When presenting offers, use a contract or napkin?

9 Replies

When presenting an offer do you typically do so within a contract ready to be signed or could it just be on something less formal ('napkin') needing more or less a verbal agreement soon after which you provide seller with a contract to sufficiently look over, possibly with some  attorney/consultant then officially sign? 

I'm thinking the former might seem pushy and as a habit time consuming and paper wasting, yet efficient and effective at getting acceptance. Is it a matter of preference? How do you normally do it? Thanks!

Updated almost 6 years ago

Oh, and this would be without an agent. Thanks

I like the formality of a contract. I present signed offers with around 5-7 days for acceptance. I don't like high pressure sales and don't put that on other people. IMO, it really isn't as important as what the offer is written on as what the offer is and WHY they would do business with you. I like to tell potential sellers something like this: here is my offer. Please look it over and let me know if you have any questions. I am a buyer, do not make my contracts assignable, and will close quickly if you desire. Beware the frauds that will tell you they want to buy your property and then ask for 30-60 days "inspection periods". They have no intention of buying it but are rather trying to resell the contract. This is why I am only asking for a five day inspection. By that time, you will have my answer as to whether we have a deal.

I just closed on one on 9/30. That is pretty much what I told the seller. He stated he got an offer at 135K. I had offered 120K and he accepted mine. Selling yourself, your service, and your integrity will beat out 99% of the fraudster "wholesalers"...and it doesn't matter if your offer is on a napkin or a state approved form.

First I get an agreement in principle based on a discussion. Once we agree on terms, I issue a letter of intent. I am looking for a buyer and they know that. Once I find a buyer the I issue all the formal contracts. I used to spend a lot of time drawing up contracts for sellers that would not be interested. This saved me a lot of time.

@Benjamin Cowles

Hi Benjamin

I would draw up a letter of intent and have the broker send it over, especially if you are dealing with a new seller.  It will show you are serious and professional.   Most real estate agents have one or you can find one online.   

I am in the process of closing on a 16 unit property and did the napkin route because I had done a previous deal with the seller and no broker was involved.  

Once the letter of intent is agreed upon, then proceed to the contract

thanks @John Thedford and @Jim Pellerin ! Very helpful answers.

John, does everyone get a contract or don't you initially present verbal offers when, and often I'd imagine, the likelihood of acceptance isn't so great? 

And Jim, isn't a letter of intent leave you at more a risk the seller backs out while you're working to bring buyers aboard whether by the seller losing their nerve or encountering another more favorable offer? Not that you wouldn't want to discourage a change of mind absolutely but before setting out to find a buyer to secure a deal wouldn't you want a certain level of commitment from your seller? Or is this a comfortable balance you afford the seller you feel in the long run gains better relationships(?). 

Thanks!

It depends on the deal. 

Since you are talking about dealing directly with the seller, (not listed properties) then you need to come to some kind of verbal agreement before you write up your offer. Otherwise you wouldn't know what to write in the first place.

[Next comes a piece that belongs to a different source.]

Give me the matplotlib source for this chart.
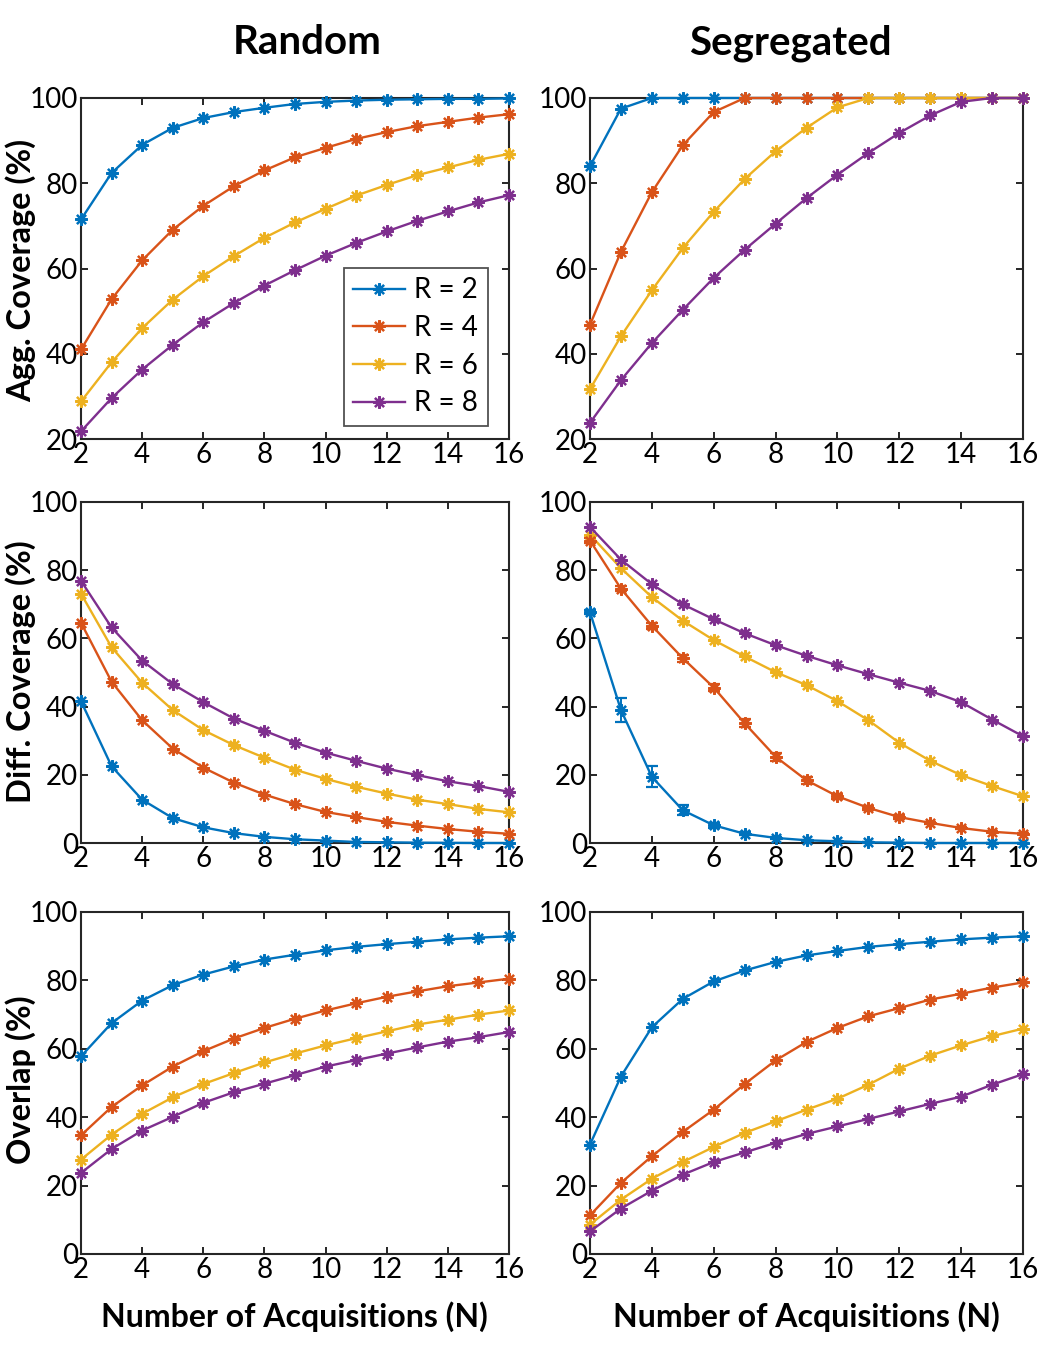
import matplotlib
matplotlib.use("Agg")
import matplotlib.pyplot as plt
import numpy as np

plt.rcParams['font.family'] = ['Lato', 'DejaVu Sans']

N = list(range(2, 17))
labels = ["R = 2", "R = 4", "R = 6", "R = 8"]
colors = ["#0072BD", "#D95319", "#EDB120", "#7E2F8E"]

# Aggregate coverage (%)
agg_random_r2 = [71.5, 82.4, 89.0, 93.0, 95.3, 96.7, 97.7, 98.6, 99.1, 99.4, 99.6, 99.7, 99.8, 99.8, 99.9]
agg_random_r4 = [41.0, 52.8, 61.9, 69.1, 74.7, 79.3, 83.0, 86.1, 88.3, 90.4, 92.0, 93.4, 94.4, 95.4, 96.2]
agg_random_r6 = [28.8, 38.0, 46.0, 52.7, 58.2, 62.9, 67.2, 70.8, 74.0, 77.1, 79.6, 81.9, 83.7, 85.5, 86.9]
agg_random_r8 = [21.8, 29.6, 36.3, 42.1, 47.4, 51.9, 56.0, 59.6, 63.0, 66.0, 68.7, 71.2, 73.4, 75.5, 77.2]

agg_seg_r2 = [84.0, 97.5, 100, 100, 100, 100, 100, 100, 100, 100, 100, 100, 100, 100, 100]
agg_seg_r4 = [46.8, 63.9, 77.9, 88.9, 96.7, 100, 100, 100, 100, 100, 100, 100, 100, 100, 100]
agg_seg_r6 = [31.7, 44.1, 54.9, 64.8, 73.3, 81.0, 87.5, 93.0, 97.8, 100, 100, 100, 100, 100, 100]
agg_seg_r8 = [23.8, 33.8, 42.5, 50.3, 57.8, 64.4, 70.5, 76.5, 82.0, 87.1, 91.8, 95.9, 99.1, 100, 100]

# Differential coverage (%)
diff_random_r2 = [41.6, 22.5, 12.7, 7.3, 4.6, 2.9, 1.8, 1.1, 0.7, 0.3, 0.2, 0.1, 0.05, 0.0, 0.0]
diff_random_r4 = [64.6, 47.3, 36.0, 27.7, 22.1, 17.7, 14.2, 11.4, 9.1, 7.6, 6.2, 5.1, 4.1, 3.3, 2.7]
diff_random_r6 = [73.1, 57.4, 47.0, 39.0, 33.1, 28.7, 25.0, 21.5, 18.8, 16.5, 14.5, 12.7, 11.4, 10.0, 9.0]
diff_random_r8 = [76.9, 63.2, 53.5, 46.6, 41.3, 36.5, 32.9, 29.4, 26.5, 24.1, 21.8, 19.9, 18.1, 16.7, 15.0]

diff_seg_r2 = [67.7, 39.0, 19.4, 9.6, 5.2, 2.7, 1.5, 0.8, 0.5, 0.2, 0.1, 0.0, 0.0, 0.0, 0.0]
diff_seg_r4 = [88.7, 74.6, 63.7, 54.2, 45.6, 35.1, 25.3, 18.4, 13.7, 10.3, 7.6, 5.9, 4.4, 3.3, 2.7]
diff_seg_r6 = [90.4, 80.6, 72.1, 65.2, 59.5, 54.7, 50.1, 46.3, 41.6, 36.0, 29.4, 24.1, 19.9, 16.7, 13.7]
diff_seg_r8 = [92.7, 83.1, 75.9, 70.0, 65.6, 61.5, 58.0, 54.9, 52.1, 49.5, 47.0, 44.6, 41.3, 36.2, 31.3]

diff_seg_r2_err = [0.5, 3.4, 3.1, 1.5, 0.8, 0.4, 0.2, 0.1, 0.1, 0.0, 0.0, 0.0, 0.0, 0.0, 0.0]
diff_seg_r4_err = [0.6, 0.8, 0.9, 1.0, 1.0, 1.2, 1.2, 1.0, 0.8, 0.6, 0.5, 0.3, 0.2, 0.2, 0.1]

# Overlap (%)
ovl_random_r2 = [57.8, 67.5, 74.1, 78.6, 81.7, 84.1, 86.1, 87.5, 88.8, 89.8, 90.6, 91.3, 92.0, 92.5, 92.9]
ovl_random_r4 = [34.7, 43.0, 49.3, 54.8, 59.3, 63.0, 66.1, 68.8, 71.2, 73.3, 75.2, 76.8, 78.3, 79.4, 80.5]
ovl_random_r6 = [27.6, 34.9, 41.0, 45.8, 49.7, 52.9, 56.0, 58.6, 61.0, 63.1, 65.1, 67.1, 68.5, 70.0, 71.2]
ovl_random_r8 = [23.7, 30.7, 36.1, 40.1, 44.2, 47.3, 49.8, 52.3, 54.8, 56.7, 58.6, 60.4, 62.1, 63.4, 64.9]

ovl_seg_r2 = [32.0, 51.9, 66.3, 74.6, 79.7, 82.9, 85.4, 87.3, 88.6, 89.8, 90.6, 91.3, 92.0, 92.5, 92.9]
ovl_seg_r4 = [11.3, 20.8, 28.6, 35.7, 42.2, 49.7, 56.6, 62.0, 66.1, 69.5, 71.9, 74.4, 76.1, 77.9, 79.4]
ovl_seg_r6 = [8.6, 15.9, 22.0, 26.9, 31.3, 35.4, 38.8, 42.2, 45.4, 49.5, 54.2, 58.0, 61.0, 63.7, 65.9]
ovl_seg_r8 = [6.6, 13.3, 18.5, 23.2, 26.9, 29.7, 32.5, 35.1, 37.3, 39.5, 41.7, 43.9, 46.0, 49.5, 52.6]

x_ticks = [2, 4, 6, 8, 10, 12, 14, 16]
col_titles = ["Random", "Segregated"]
row_labels = ["Agg. Coverage (%)", "Diff. Coverage (%)", "Overlap (%)"]
x_label = "Number of Acquisitions (N)"

W, H = 1039, 1356
fig = plt.figure(figsize=(W / 100, H / 100), dpi=100)

col_px = [(81, 509), (590, 1023)]
row_px = [(98, 439), (502, 843), (912, 1254)]

panels = [
    [([agg_random_r2, agg_random_r4, agg_random_r6, agg_random_r8], None, (20, 100)),
     ([agg_seg_r2, agg_seg_r4, agg_seg_r6, agg_seg_r8], None, (20, 100))],
    [([diff_random_r2, diff_random_r4, diff_random_r6, diff_random_r8], None, (0, 100)),
     ([diff_seg_r2, diff_seg_r4, diff_seg_r6, diff_seg_r8],
      [diff_seg_r2_err, diff_seg_r4_err, None, None], (0, 100))],
    [([ovl_random_r2, ovl_random_r4, ovl_random_r6, ovl_random_r8], None, (0, 100)),
     ([ovl_seg_r2, ovl_seg_r4, ovl_seg_r6, ovl_seg_r8], None, (0, 100))],
]

marker = (8, 2, 0)
TICK_FS = 20

for r, (y0, y1) in enumerate(row_px):
    for c, (x0, x1) in enumerate(col_px):
        ax = fig.add_axes([x0 / W, 1 - y1 / H, (x1 - x0) / W, (y1 - y0) / H])
        series, errs, ylim = panels[r][c]
        for i, ys in enumerate(series):
            if errs is not None and errs[i] is not None:
                ax.errorbar(N, ys, yerr=errs[i], color=colors[i], lw=1.7,
                            marker=marker, ms=9, mew=1.6, capsize=4, elinewidth=1.4,
                            label=labels[i], clip_on=False, zorder=3)
            else:
                ax.plot(N, ys, color=colors[i], lw=1.7, marker=marker, ms=9, mew=1.6,
                        label=labels[i], clip_on=False, zorder=3)
        ax.set_xlim(2, 16)
        ax.set_ylim(*ylim)
        ax.set_xticks(x_ticks)
        ax.set_yticks(np.arange(ylim[0], 101, 20))
        ax.tick_params(direction='in', length=5, width=1.2, top=True, right=True,
                       labelsize=TICK_FS, pad=2, colors='black')
        for sp in ax.spines.values():
            sp.set_linewidth(1.5)
            sp.set_color('#262626')
        if r == 0 and c == 0:
            leg = ax.legend(loc='lower right', bbox_to_anchor=(0.951, 0.038),
                            borderaxespad=0, fontsize=20, frameon=True, fancybox=False,
                            edgecolor='#262626', handlelength=1.85, handletextpad=0.35,
                            labelspacing=0.42, borderpad=0.35)
            leg.get_frame().set_linewidth(1.3)

# Column titles
fig.text(307 / W, 1 - 43 / H, col_titles[0], ha='center', va='center',
         fontsize=29, fontweight='bold')
fig.text(790 / W, 1 - 43 / H, col_titles[1], ha='center', va='center',
         fontsize=29, fontweight='bold')

# Row labels
row_label_y = [270, 672, 1080]
for lab, yy in zip(row_labels, row_label_y):
    fig.text(21 / W, 1 - yy / H, lab, ha='center', va='center', rotation=90,
             fontsize=23.5, fontweight='bold')

# X labels
for xc in (294, 806):
    fig.text(xc / W, 1 - 1317 / H, x_label, ha='center', va='center',
             fontsize=23, fontweight='bold')

fig.savefig("out.png", dpi=100)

When dealing with listed properties offers are normally made on a full contract with all terms and conditions spelled out.

Originally posted by @Ned Carey :

It depends on the deal. 

Since you are talking about dealing directly with the seller, (not listed properties) then you need to come to some kind of verbal agreement before you write up your offer. Otherwise you wouldn't know what to write in the first place.

When dealing with listed properties offers are normally made on a full contract with all terms and conditions spelled out.

 Thanks Ned.

Originally posted by @Benjamin Cowles :

thanks @John Thedford and @Jim Pellerin! Very helpful answers.

And Jim, isn't a letter of intent leave you at more a risk the seller backs out while you're working to bring buyers aboard whether by the seller losing their nerve or encountering another more favorable offer? Not that you wouldn't want to discourage a change of mind absolutely but before setting out to find a buyer to secure a deal wouldn't you want a certain level of commitment from your seller? Or is this a comfortable balance you afford the seller you feel in the long run gains better relationships(?). 

Thanks!

Yes there is a risk that the seller would change their mind but then you have reduced your risk of having a stronger commitment. You can always shoe them your blank contracts.

@Benjamin Cowles I am happy to write an offer and present it prior to discussion. This can be listed or off market properties. When presented, I sell myself and what I have to offer. Anyone can toss out numbers. What are they offering? 135K and six month closing? 135K with assignable contract and no intent to close? 135K, 5 day contingency, non-assignable contract?  It isn't always about the numbers. It IS about meeting the sellers needs and giving the seller the best terms to meet them. It IS about giving the seller the confidence to accept your offer believing you will perform. Will writing a contract on a state approved form be more professional than a napkin? Sure. Will that be the determining factor for the seller? Doubtful.